• _The task_
Pictures don't belong in the copy; print all the records exactly.

= = = = =

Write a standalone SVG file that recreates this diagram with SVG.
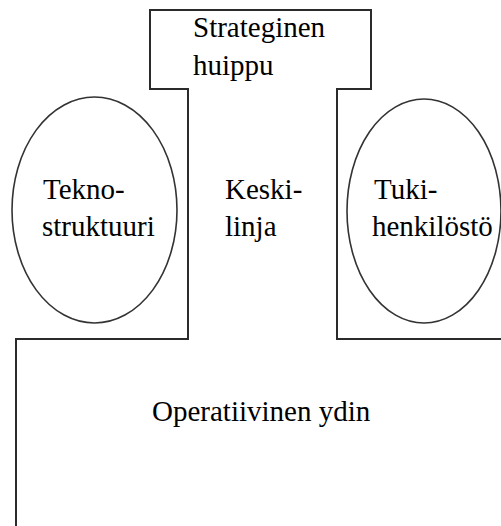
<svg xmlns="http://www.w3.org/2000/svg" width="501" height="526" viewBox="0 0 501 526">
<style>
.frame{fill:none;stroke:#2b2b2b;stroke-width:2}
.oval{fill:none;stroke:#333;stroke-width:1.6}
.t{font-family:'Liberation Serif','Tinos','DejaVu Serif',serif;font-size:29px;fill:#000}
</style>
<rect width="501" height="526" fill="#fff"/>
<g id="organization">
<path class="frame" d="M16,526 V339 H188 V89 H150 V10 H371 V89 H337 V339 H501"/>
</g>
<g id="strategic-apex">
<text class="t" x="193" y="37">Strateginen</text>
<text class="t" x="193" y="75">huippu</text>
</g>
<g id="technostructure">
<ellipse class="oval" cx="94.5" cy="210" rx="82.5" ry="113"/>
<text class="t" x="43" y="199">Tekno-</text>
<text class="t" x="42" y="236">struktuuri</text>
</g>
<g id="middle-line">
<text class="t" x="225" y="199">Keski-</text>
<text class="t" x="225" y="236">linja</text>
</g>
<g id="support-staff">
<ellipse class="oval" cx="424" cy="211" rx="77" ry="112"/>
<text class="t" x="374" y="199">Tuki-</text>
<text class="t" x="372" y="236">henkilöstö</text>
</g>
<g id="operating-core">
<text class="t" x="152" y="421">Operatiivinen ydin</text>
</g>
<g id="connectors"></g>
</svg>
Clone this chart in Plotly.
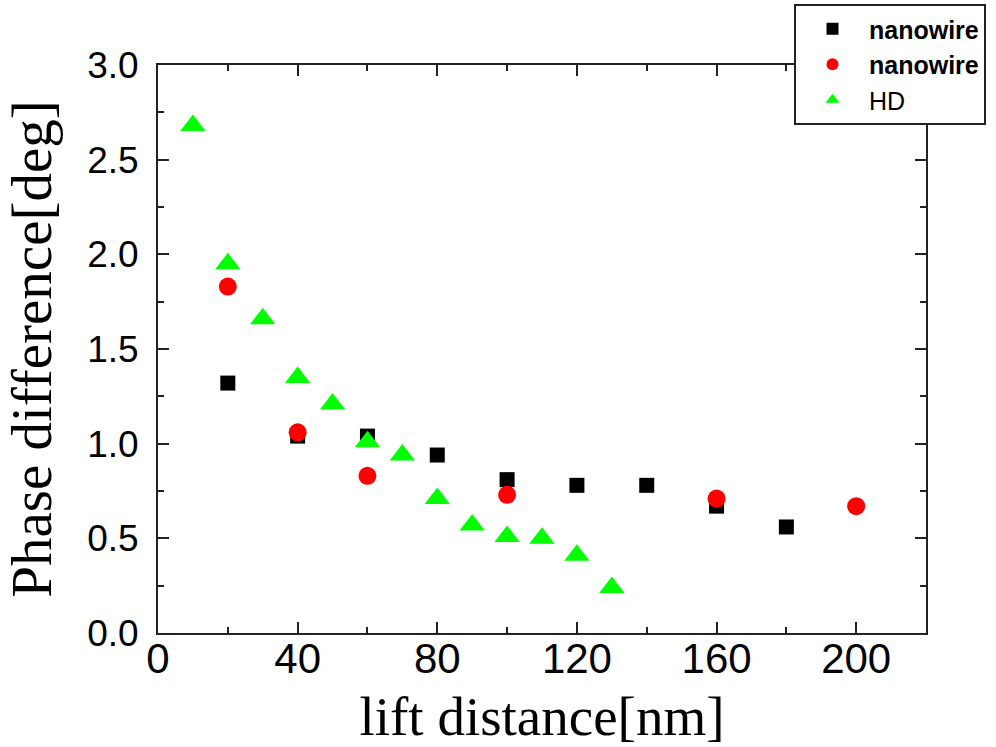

= = = = =

• _Solution_
Write a standalone SVG file that recreates this diagram with SVG.
<svg xmlns="http://www.w3.org/2000/svg" width="501" height="526" viewBox="0 0 501 526">
<style>
.frame{fill:none;stroke:#2b2b2b;stroke-width:2}
.oval{fill:none;stroke:#333;stroke-width:1.6}
.t{font-family:'Liberation Serif','Tinos','DejaVu Serif',serif;font-size:29px;fill:#000}
</style>
<rect width="501" height="526" fill="#fff"/>
<g id="organization">
<path class="frame" d="M16,526 V339 H188 V89 H150 V10 H371 V89 H337 V339 H501"/>
</g>
<g id="strategic-apex">
<text class="t" x="193" y="37">Strateginen</text>
<text class="t" x="193" y="75">huippu</text>
</g>
<g id="technostructure">
<ellipse class="oval" cx="94.5" cy="210" rx="82.5" ry="113"/>
<text class="t" x="43" y="199">Tekno-</text>
<text class="t" x="42" y="236">struktuuri</text>
</g>
<g id="middle-line">
<text class="t" x="225" y="199">Keski-</text>
<text class="t" x="225" y="236">linja</text>
</g>
<g id="support-staff">
<ellipse class="oval" cx="424" cy="211" rx="77" ry="112"/>
<text class="t" x="374" y="199">Tuki-</text>
<text class="t" x="372" y="236">henkilöstö</text>
</g>
<g id="operating-core">
<text class="t" x="152" y="421">Operatiivinen ydin</text>
</g>
<g id="connectors"></g>
</svg>
Clone this chart in Plotly.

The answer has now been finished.